───── GIVEN MATERIAL ─────

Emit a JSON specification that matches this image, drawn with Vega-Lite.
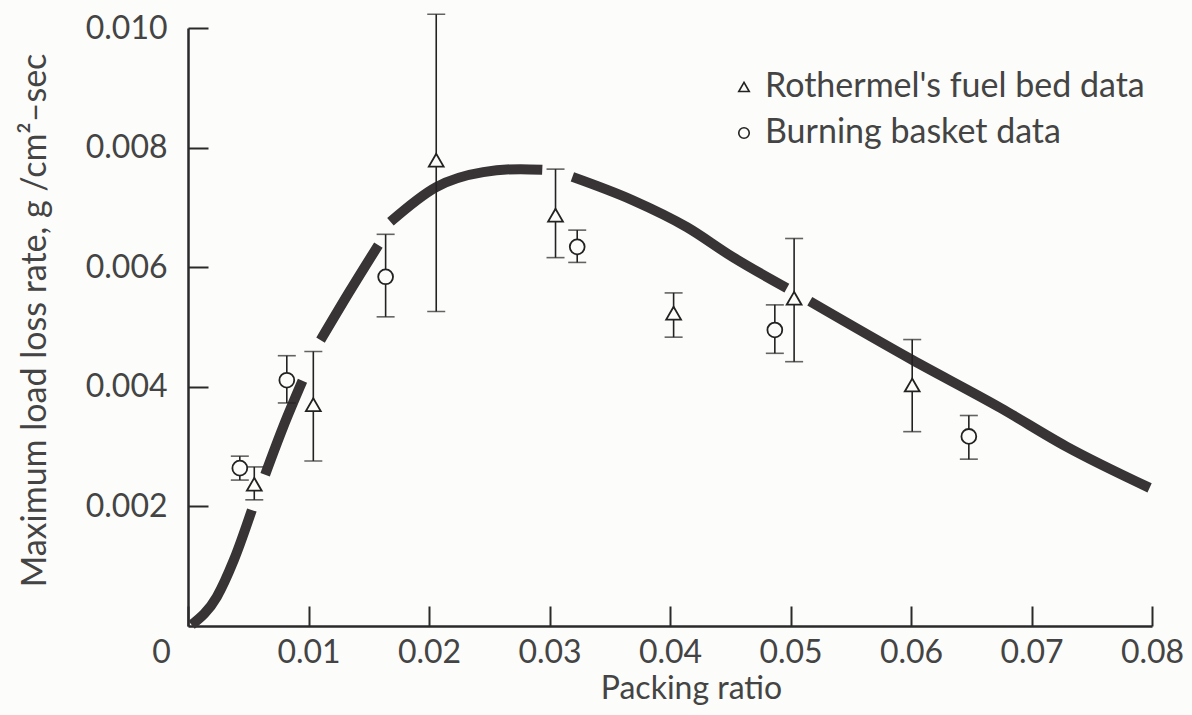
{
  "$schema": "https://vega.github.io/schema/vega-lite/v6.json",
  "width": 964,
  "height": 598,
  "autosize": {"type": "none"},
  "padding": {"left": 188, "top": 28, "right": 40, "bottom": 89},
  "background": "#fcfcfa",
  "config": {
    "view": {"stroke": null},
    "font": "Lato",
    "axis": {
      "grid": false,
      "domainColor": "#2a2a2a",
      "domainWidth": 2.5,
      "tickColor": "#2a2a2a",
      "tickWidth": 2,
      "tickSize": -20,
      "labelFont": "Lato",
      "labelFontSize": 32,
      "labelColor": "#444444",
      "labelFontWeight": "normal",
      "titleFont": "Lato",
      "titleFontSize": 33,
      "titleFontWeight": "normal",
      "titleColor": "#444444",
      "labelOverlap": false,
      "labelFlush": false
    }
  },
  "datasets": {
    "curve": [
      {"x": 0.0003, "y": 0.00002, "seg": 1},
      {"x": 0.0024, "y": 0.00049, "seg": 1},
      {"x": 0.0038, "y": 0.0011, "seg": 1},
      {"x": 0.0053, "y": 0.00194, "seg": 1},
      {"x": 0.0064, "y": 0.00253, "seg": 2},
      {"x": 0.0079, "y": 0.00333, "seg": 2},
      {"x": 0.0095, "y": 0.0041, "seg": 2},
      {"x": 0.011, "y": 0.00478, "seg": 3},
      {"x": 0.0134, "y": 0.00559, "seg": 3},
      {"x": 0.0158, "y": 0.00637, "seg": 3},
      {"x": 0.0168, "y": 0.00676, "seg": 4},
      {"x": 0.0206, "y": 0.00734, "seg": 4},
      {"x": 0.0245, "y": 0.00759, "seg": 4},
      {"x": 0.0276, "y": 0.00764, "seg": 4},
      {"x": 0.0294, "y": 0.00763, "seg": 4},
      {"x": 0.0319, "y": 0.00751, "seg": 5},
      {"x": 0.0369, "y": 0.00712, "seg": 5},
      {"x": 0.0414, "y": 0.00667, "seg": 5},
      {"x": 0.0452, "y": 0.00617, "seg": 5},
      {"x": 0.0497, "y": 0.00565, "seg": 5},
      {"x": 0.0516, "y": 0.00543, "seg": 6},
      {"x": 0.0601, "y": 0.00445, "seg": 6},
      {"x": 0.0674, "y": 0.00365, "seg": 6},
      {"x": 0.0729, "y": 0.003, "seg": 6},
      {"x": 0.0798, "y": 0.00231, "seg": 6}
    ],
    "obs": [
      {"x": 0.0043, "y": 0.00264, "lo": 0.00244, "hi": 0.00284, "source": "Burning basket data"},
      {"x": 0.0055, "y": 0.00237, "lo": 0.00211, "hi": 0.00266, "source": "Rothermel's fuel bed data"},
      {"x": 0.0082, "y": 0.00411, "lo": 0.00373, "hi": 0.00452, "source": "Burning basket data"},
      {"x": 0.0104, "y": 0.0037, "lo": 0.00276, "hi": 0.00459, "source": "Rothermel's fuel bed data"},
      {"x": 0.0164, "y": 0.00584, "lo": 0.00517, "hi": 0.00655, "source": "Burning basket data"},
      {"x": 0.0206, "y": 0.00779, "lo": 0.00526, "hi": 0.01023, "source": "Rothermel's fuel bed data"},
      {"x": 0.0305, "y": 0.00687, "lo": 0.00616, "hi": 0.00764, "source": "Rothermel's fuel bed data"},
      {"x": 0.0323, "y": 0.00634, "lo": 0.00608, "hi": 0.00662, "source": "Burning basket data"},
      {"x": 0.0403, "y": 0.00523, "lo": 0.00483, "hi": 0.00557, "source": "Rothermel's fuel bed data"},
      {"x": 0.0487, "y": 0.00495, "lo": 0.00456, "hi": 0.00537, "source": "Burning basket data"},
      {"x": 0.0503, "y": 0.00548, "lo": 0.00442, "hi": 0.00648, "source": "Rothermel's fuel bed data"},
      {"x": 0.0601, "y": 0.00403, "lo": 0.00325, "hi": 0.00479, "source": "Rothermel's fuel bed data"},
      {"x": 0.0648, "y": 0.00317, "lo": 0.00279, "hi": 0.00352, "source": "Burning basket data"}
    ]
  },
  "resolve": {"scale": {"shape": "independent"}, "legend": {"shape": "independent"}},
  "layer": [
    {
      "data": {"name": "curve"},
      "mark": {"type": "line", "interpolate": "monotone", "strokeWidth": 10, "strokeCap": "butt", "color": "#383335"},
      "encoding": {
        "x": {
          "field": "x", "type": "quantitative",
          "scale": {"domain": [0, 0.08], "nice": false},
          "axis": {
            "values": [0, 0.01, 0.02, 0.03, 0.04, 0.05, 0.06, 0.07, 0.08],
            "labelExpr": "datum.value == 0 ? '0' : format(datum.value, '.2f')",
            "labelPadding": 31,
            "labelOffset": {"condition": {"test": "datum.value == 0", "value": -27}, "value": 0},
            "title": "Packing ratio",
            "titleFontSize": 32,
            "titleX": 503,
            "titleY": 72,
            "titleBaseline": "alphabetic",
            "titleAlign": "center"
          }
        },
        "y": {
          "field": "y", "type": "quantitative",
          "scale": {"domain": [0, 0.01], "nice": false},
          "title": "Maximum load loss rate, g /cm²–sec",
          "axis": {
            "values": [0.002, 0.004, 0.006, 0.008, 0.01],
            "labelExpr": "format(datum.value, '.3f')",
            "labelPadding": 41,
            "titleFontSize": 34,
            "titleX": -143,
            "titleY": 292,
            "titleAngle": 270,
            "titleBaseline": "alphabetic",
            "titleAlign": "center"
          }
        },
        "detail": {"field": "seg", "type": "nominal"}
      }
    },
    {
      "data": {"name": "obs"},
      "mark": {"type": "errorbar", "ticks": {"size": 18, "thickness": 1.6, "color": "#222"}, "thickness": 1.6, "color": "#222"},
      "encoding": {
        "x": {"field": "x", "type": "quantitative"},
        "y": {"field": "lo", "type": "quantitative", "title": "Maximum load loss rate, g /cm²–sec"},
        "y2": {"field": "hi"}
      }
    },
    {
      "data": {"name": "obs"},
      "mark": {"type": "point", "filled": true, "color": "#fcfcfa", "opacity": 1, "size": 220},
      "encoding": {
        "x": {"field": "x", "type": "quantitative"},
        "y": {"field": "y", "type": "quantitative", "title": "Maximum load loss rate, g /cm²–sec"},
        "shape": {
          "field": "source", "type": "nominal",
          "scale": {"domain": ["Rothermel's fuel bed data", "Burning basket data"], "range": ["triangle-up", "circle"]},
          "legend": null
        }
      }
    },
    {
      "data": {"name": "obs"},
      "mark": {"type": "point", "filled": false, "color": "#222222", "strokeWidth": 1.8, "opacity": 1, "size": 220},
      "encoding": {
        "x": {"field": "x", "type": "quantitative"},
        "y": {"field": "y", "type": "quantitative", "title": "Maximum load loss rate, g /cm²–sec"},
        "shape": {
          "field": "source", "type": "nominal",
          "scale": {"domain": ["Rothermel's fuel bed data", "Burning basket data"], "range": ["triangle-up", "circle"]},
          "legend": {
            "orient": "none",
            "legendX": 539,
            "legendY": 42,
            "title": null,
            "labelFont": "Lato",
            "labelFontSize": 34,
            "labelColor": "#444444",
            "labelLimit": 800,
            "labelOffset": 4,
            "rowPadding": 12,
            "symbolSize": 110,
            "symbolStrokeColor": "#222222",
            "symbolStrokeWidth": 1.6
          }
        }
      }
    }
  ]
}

─────

WHAT IS BEING ASKED:
All of the lines above should be printed exactly, minus the pictures.

RESPONSE TO THIS EXERCISE:
Emit a JSON specification that matches this image, drawn with Vega-Lite.
{
  "$schema": "https://vega.github.io/schema/vega-lite/v6.json",
  "width": 964,
  "height": 598,
  "autosize": {"type": "none"},
  "padding": {"left": 188, "top": 28, "right": 40, "bottom": 89},
  "background": "#fcfcfa",
  "config": {
    "view": {"stroke": null},
    "font": "Lato",
    "axis": {
      "grid": false,
      "domainColor": "#2a2a2a",
      "domainWidth": 2.5,
      "tickColor": "#2a2a2a",
      "tickWidth": 2,
      "tickSize": -20,
      "labelFont": "Lato",
      "labelFontSize": 32,
      "labelColor": "#444444",
      "labelFontWeight": "normal",
      "titleFont": "Lato",
      "titleFontSize": 33,
      "titleFontWeight": "normal",
      "titleColor": "#444444",
      "labelOverlap": false,
      "labelFlush": false
    }
  },
  "datasets": {
    "curve": [
      {"x": 0.0003, "y": 0.00002, "seg": 1},
      {"x": 0.0024, "y": 0.00049, "seg": 1},
      {"x": 0.0038, "y": 0.0011, "seg": 1},
      {"x": 0.0053, "y": 0.00194, "seg": 1},
      {"x": 0.0064, "y": 0.00253, "seg": 2},
      {"x": 0.0079, "y": 0.00333, "seg": 2},
      {"x": 0.0095, "y": 0.0041, "seg": 2},
      {"x": 0.011, "y": 0.00478, "seg": 3},
      {"x": 0.0134, "y": 0.00559, "seg": 3},
      {"x": 0.0158, "y": 0.00637, "seg": 3},
      {"x": 0.0168, "y": 0.00676, "seg": 4},
      {"x": 0.0206, "y": 0.00734, "seg": 4},
      {"x": 0.0245, "y": 0.00759, "seg": 4},
      {"x": 0.0276, "y": 0.00764, "seg": 4},
      {"x": 0.0294, "y": 0.00763, "seg": 4},
      {"x": 0.0319, "y": 0.00751, "seg": 5},
      {"x": 0.0369, "y": 0.00712, "seg": 5},
      {"x": 0.0414, "y": 0.00667, "seg": 5},
      {"x": 0.0452, "y": 0.00617, "seg": 5},
      {"x": 0.0497, "y": 0.00565, "seg": 5},
      {"x": 0.0516, "y": 0.00543, "seg": 6},
      {"x": 0.0601, "y": 0.00445, "seg": 6},
      {"x": 0.0674, "y": 0.00365, "seg": 6},
      {"x": 0.0729, "y": 0.003, "seg": 6},
      {"x": 0.0798, "y": 0.00231, "seg": 6}
    ],
    "obs": [
      {"x": 0.0043, "y": 0.00264, "lo": 0.00244, "hi": 0.00284, "source": "Burning basket data"},
      {"x": 0.0055, "y": 0.00237, "lo": 0.00211, "hi": 0.00266, "source": "Rothermel's fuel bed data"},
      {"x": 0.0082, "y": 0.00411, "lo": 0.00373, "hi": 0.00452, "source": "Burning basket data"},
      {"x": 0.0104, "y": 0.0037, "lo": 0.00276, "hi": 0.00459, "source": "Rothermel's fuel bed data"},
      {"x": 0.0164, "y": 0.00584, "lo": 0.00517, "hi": 0.00655, "source": "Burning basket data"},
      {"x": 0.0206, "y": 0.00779, "lo": 0.00526, "hi": 0.01023, "source": "Rothermel's fuel bed data"},
      {"x": 0.0305, "y": 0.00687, "lo": 0.00616, "hi": 0.00764, "source": "Rothermel's fuel bed data"},
      {"x": 0.0323, "y": 0.00634, "lo": 0.00608, "hi": 0.00662, "source": "Burning basket data"},
      {"x": 0.0403, "y": 0.00523, "lo": 0.00483, "hi": 0.00557, "source": "Rothermel's fuel bed data"},
      {"x": 0.0487, "y": 0.00495, "lo": 0.00456, "hi": 0.00537, "source": "Burning basket data"},
      {"x": 0.0503, "y": 0.00548, "lo": 0.00442, "hi": 0.00648, "source": "Rothermel's fuel bed data"},
      {"x": 0.0601, "y": 0.00403, "lo": 0.00325, "hi": 0.00479, "source": "Rothermel's fuel bed data"},
      {"x": 0.0648, "y": 0.00317, "lo": 0.00279, "hi": 0.00352, "source": "Burning basket data"}
    ]
  },
  "resolve": {"scale": {"shape": "independent"}, "legend": {"shape": "independent"}},
  "layer": [
    {
      "data": {"name": "curve"},
      "mark": {"type": "line", "interpolate": "monotone", "strokeWidth": 10, "strokeCap": "butt", "color": "#383335"},
      "encoding": {
        "x": {
          "field": "x", "type": "quantitative",
          "scale": {"domain": [0, 0.08], "nice": false},
          "axis": {
            "values": [0, 0.01, 0.02, 0.03, 0.04, 0.05, 0.06, 0.07, 0.08],
            "labelExpr": "datum.value == 0 ? '0' : format(datum.value, '.2f')",
            "labelPadding": 31,
            "labelOffset": {"condition": {"test": "datum.value == 0", "value": -27}, "value": 0},
            "title": "Packing ratio",
            "titleFontSize": 32,
            "titleX": 503,
            "titleY": 72,
            "titleBaseline": "alphabetic",
            "titleAlign": "center"
          }
        },
        "y": {
          "field": "y", "type": "quantitative",
          "scale": {"domain": [0, 0.01], "nice": false},
          "title": "Maximum load loss rate, g /cm²–sec",
          "axis": {
            "values": [0.002, 0.004, 0.006, 0.008, 0.01],
            "labelExpr": "format(datum.value, '.3f')",
            "labelPadding": 41,
            "titleFontSize": 34,
            "titleX": -143,
            "titleY": 292,
            "titleAngle": 270,
            "titleBaseline": "alphabetic",
            "titleAlign": "center"
          }
        },
        "detail": {"field": "seg", "type": "nominal"}
      }
    },
    {
      "data": {"name": "obs"},
      "mark": {"type": "errorbar", "ticks": {"size": 18, "thickness": 1.6, "color": "#222"}, "thickness": 1.6, "color": "#222"},
      "encoding": {
        "x": {"field": "x", "type": "quantitative"},
        "y": {"field": "lo", "type": "quantitative", "title": "Maximum load loss rate, g /cm²–sec"},
        "y2": {"field": "hi"}
      }
    },
    {
      "data": {"name": "obs"},
      "mark": {"type": "point", "filled": true, "color": "#fcfcfa", "opacity": 1, "size": 220},
      "encoding": {
        "x": {"field": "x", "type": "quantitative"},
        "y": {"field": "y", "type": "quantitative", "title": "Maximum load loss rate, g /cm²–sec"},
        "shape": {
          "field": "source", "type": "nominal",
          "scale": {"domain": ["Rothermel's fuel bed data", "Burning basket data"], "range": ["triangle-up", "circle"]},
          "legend": null
        }
      }
    },
    {
      "data": {"name": "obs"},
      "mark": {"type": "point", "filled": false, "color": "#222222", "strokeWidth": 1.8, "opacity": 1, "size": 220},
      "encoding": {
        "x": {"field": "x", "type": "quantitative"},
        "y": {"field": "y", "type": "quantitative", "title": "Maximum load loss rate, g /cm²–sec"},
        "shape": {
          "field": "source", "type": "nominal",
          "scale": {"domain": ["Rothermel's fuel bed data", "Burning basket data"], "range": ["triangle-up", "circle"]},
          "legend": {
            "orient": "none",
            "legendX": 539,
            "legendY": 42,
            "title": null,
            "labelFont": "Lato",
            "labelFontSize": 34,
            "labelColor": "#444444",
            "labelLimit": 800,
            "labelOffset": 4,
            "rowPadding": 12,
            "symbolSize": 110,
            "symbolStrokeColor": "#222222",
            "symbolStrokeWidth": 1.6
          }
        }
      }
    }
  ]
}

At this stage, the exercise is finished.